Kompastuntas.com— Lampung Timur, 8 Mei 2025 – Program pemutihan pajak kendaraan bermotor yang diluncurkan Pemerintah Provinsi Lampung sejak 1 Mei hingga 31 Juli 2025, mulai menunjukkan dampak signifikan di lapangan. Di wilayah V UPTD Badan Pendapatan Daerah (Bapenda)/Samsat Lampung Timur, lonjakan antusiasme wajib pajak menjadi bukti bahwa kebijakan ini lebih dari sekadar stimulus—ini adalah momentum perubahan perilaku fiskal.
Lonjakan luar biasa di hari kedua, Kepala UPTD V Sukadana, Azah Rawan Sangun, mengungkapkan bahwa pada hari biasa, hanya sekitar 200 hingga 300 kendaraan membayar pajak. Namun pada Jumat, 2 Mei 2025 hanya sehari setelah program dimulai angka itu meroket hingga lebih dari 800 unit. Angka ini belum termasuk pembayaran digital melalui platform E-Signal, E-Samdes, Bumdes, dan E-Salam.

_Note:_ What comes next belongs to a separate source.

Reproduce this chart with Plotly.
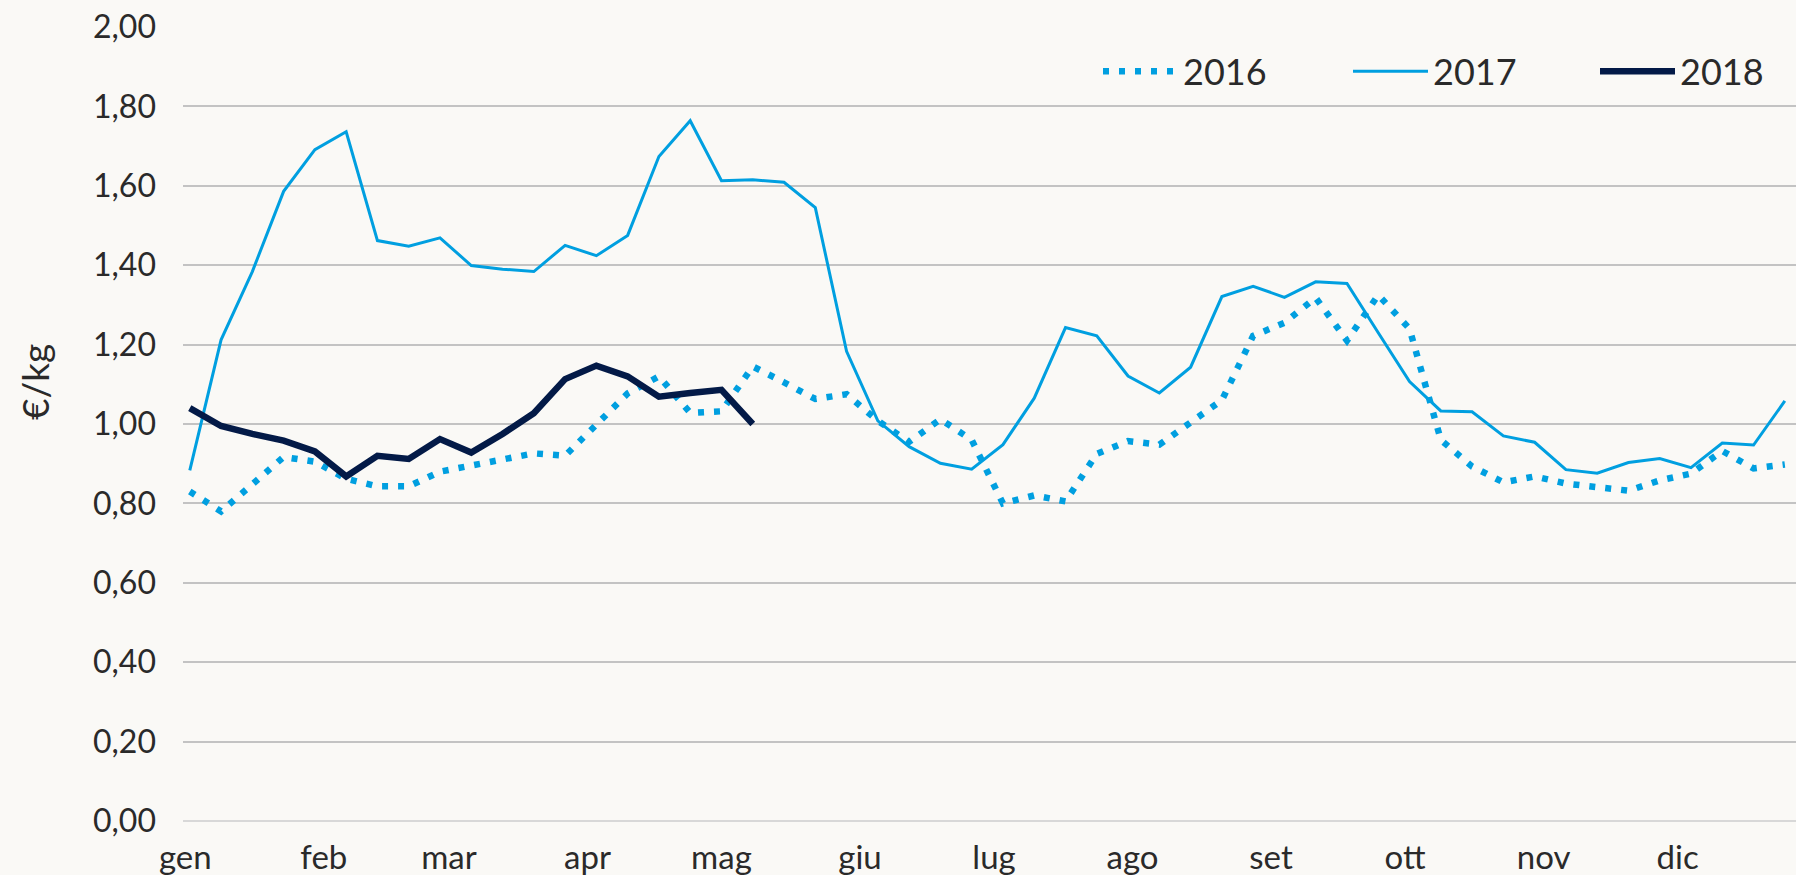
import plotly.graph_objects as go
import pandas as pd

# weekly observation dates (shared x for all years)
weeks = pd.date_range("2017-01-02", periods=52, freq="7D")

y2016 = [0.83, 0.78, 0.848, 0.917, 0.905, 0.862, 0.843, 0.843, 0.88, 0.895,
         0.91, 0.926, 0.92, 1.0, 1.077, 1.12, 1.028, 1.032, 1.145, 1.105,
         1.063, 1.075, 1.008, 0.955, 1.012, 0.96, 0.80, 0.82, 0.805, 0.925,
         0.957, 0.948, 1.005, 1.06, 1.222, 1.255, 1.318, 1.21, 1.325, 1.24,
         0.96, 0.893, 0.853, 0.868, 0.85, 0.84, 0.832, 0.858, 0.875, 0.932,
         0.888, 0.898]

y2017 = [0.883, 1.212, 1.384, 1.586, 1.691, 1.736, 1.462, 1.448, 1.469, 1.399,
         1.390, 1.384, 1.450, 1.424, 1.475, 1.674, 1.764, 1.613, 1.615, 1.609,
         1.545, 1.183, 1.008, 0.943, 0.901, 0.886, 0.948, 1.065, 1.243, 1.222,
         1.121, 1.078, 1.143, 1.321, 1.347, 1.319, 1.358, 1.354, 1.23, 1.107,
         1.033, 1.031, 0.970, 0.954, 0.885, 0.876, 0.903, 0.913, 0.890, 0.952,
         0.947, 1.058]

y2018 = [1.040, 0.995, 0.975, 0.958, 0.931, 0.868, 0.920, 0.912, 0.962, 0.928,
         0.975, 1.027, 1.113, 1.147, 1.120, 1.069, 1.078, 1.086, 1.000]

month_ticks = ["2017-01-01", "2017-02-01", "2017-03-01", "2017-04-01",
               "2017-05-01", "2017-06-01", "2017-07-01", "2017-08-01",
               "2017-09-01", "2017-10-01", "2017-11-01", "2017-12-01"]
month_labels = ["gen", "feb", "mar", "apr", "mag", "giu",
                "lug", "ago", "set", "ott", "nov", "dic"]

y_ticks = [0, 0.2, 0.4, 0.6, 0.8, 1.0, 1.2, 1.4, 1.6, 1.8, 2.0]
y_labels = ["0,00", "0,20", "0,40", "0,60", "0,80", "1,00",
            "1,20", "1,40", "1,60", "1,80", "2,00"]

LIGHT = "#009fe0"
NAVY = "#031a47"
TXT = "#2a2a2a"
BG = "#faf9f6"
FONT = "Lato, 'Open Sans', sans-serif"

fig = go.Figure()
fig.add_trace(go.Scatter(x=weeks, y=y2016, name="2016", mode="lines", legend="legend",
                         line=dict(color=LIGHT, width=6.5, dash="6px,10px")))
fig.add_trace(go.Scatter(x=weeks, y=y2017, name="2017", mode="lines", legend="legend2",
                         line=dict(color=LIGHT, width=3)))
fig.add_trace(go.Scatter(x=weeks[:len(y2018)], y=y2018, name="2018", mode="lines",
                         legend="legend3", line=dict(color=NAVY, width=6.5)))

plot_w = 1796 - 183
plot_h = 875 - 27 - 54


def leg(px_left):
    return dict(orientation="h", x=(px_left - 183) / plot_w, xanchor="left",
                y=0.944, yanchor="middle", bgcolor="rgba(0,0,0,0)",
                font=dict(size=36, color=TXT), itemwidth=75)


fig.update_layout(
    width=1796, height=875,
    margin=dict(l=183, r=0, t=27, b=54),
    paper_bgcolor=BG, plot_bgcolor=BG,
    font=dict(family=FONT, size=31, color=TXT),
    showlegend=True,
    legend=leg(1098), legend2=leg(1348), legend3=leg(1595),
    xaxis=dict(type="date",
               range=["2016-12-31 11:30", "2017-12-27 12:00"],
               tickmode="array", tickvals=month_ticks, ticktext=month_labels,
               showgrid=False, zeroline=False, showline=False,
               ticks="", ticklabelstandoff=14, tickfont=dict(size=33, color=TXT)),
    yaxis=dict(range=[0, 2.0], tickmode="array", tickvals=y_ticks, ticktext=y_labels,
               showgrid=True, gridcolor="#c3c3c3", gridwidth=1.6,
               zeroline=True, zerolinecolor="#d8d8d8", zerolinewidth=2,
               showline=False, ticks="", ticklabelstandoff=26,
               tickfont=dict(size=32, color=TXT)),
    annotations=[dict(text="€/kg", textangle=-90,
                      x=(34 - 183) / plot_w, y=(875 - 54 - 382) / plot_h,
                      xref="paper", yref="paper", xanchor="center", yanchor="middle",
                      showarrow=False, font=dict(size=37, color=TXT))],
)

fig.write_html("out.html", config={"displayModeBar": False},
               post_script="document.body.style.margin='0';")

Ini bukan hanya refleksi dari daya tarik program, tetapi juga indikasi kuat bahwa masyarakat sebenarnya siap patuh asalkan diberikan insentif yang masuk akal dan prosedur yang tidak membebani.
Lebih dari administrasi, sentuhan sosial perempuan pejabat diacara pemutihan pajak sangat unik. Program di Lampung Timur tidak berhenti pada penghapusan pajak dan denda, nuansa sosial turut mewarnai pelaksanaannya. Ibu Bupati, Ibu Kapolres, serta Ibu Ketua Dharma Wanita UPTD V Sukadana secara langsung terlibat dalam kegiatan sosial yang berlangsung di halaman Samsat. Mereka membagikan lebih dari 300 kotak snack, kopi, teh, dan susu kepada anak-anak yang turut hadir menemani orang tuanya.
Ini bukan sekadar aksi simbolis. Keterlibatan figur publik perempuan dalam kegiatan ini menyampaikan pesan kuat: pemenuhan kewajiban negara tidak harus kaku dan menegangkan—ia bisa inklusif, ramah keluarga, dan memberi pengalaman positif bagi masyarakat.
Sisi Kritis: Antusiasme Bisa Luntur Tanpa Konsistensi, Namun, program ini tetap menyisakan pertanyaan krusial: apakah antusiasme ini akan berlanjut setelah pemutihan berakhir?
Terlalu sering, program serupa hanya berfungsi sebagai window dressing mendongkrak angka pendapatan daerah dalam jangka pendek tanpa menyentuh akar permasalahan seperti lemahnya edukasi pajak, minimnya literasi digital, dan ketergantungan terhadap stimulus sementara.
Jika Pemerintah Provinsi Lampung ingin memanfaatkan momen ini sebagai batu loncatan, maka digitalisasi sistem, perbaikan pelayanan publik, serta penguatan pengawasan terhadap pungli dan percaloan harus menjadi prioritas berkelanjutan.
Ada yang menarik dari pemutihan bukan sekadar penghapusan, tapi penciptaan kepercayaan. Antusiasme di Lampung Timur menunjukkan satu hal, ketika diberi ruang untuk merasa dimudahkan dan dihargai, masyarakat tidak keberatan untuk taat. Kini, tugas pemerintah bukan lagi mengajak, tapi mempertahankan kepercayaan publik yang mulai tumbuh lewat program seperti ini.
Jika dikelola konsisten dan transparan, pemutihan pajak kendaraan 2025 bisa menjadi titik balik—bukan hanya untuk penerimaan daerah, tetapi juga untuk membangun budaya kepatuhan pajak yang lebih sehat dan berdaya.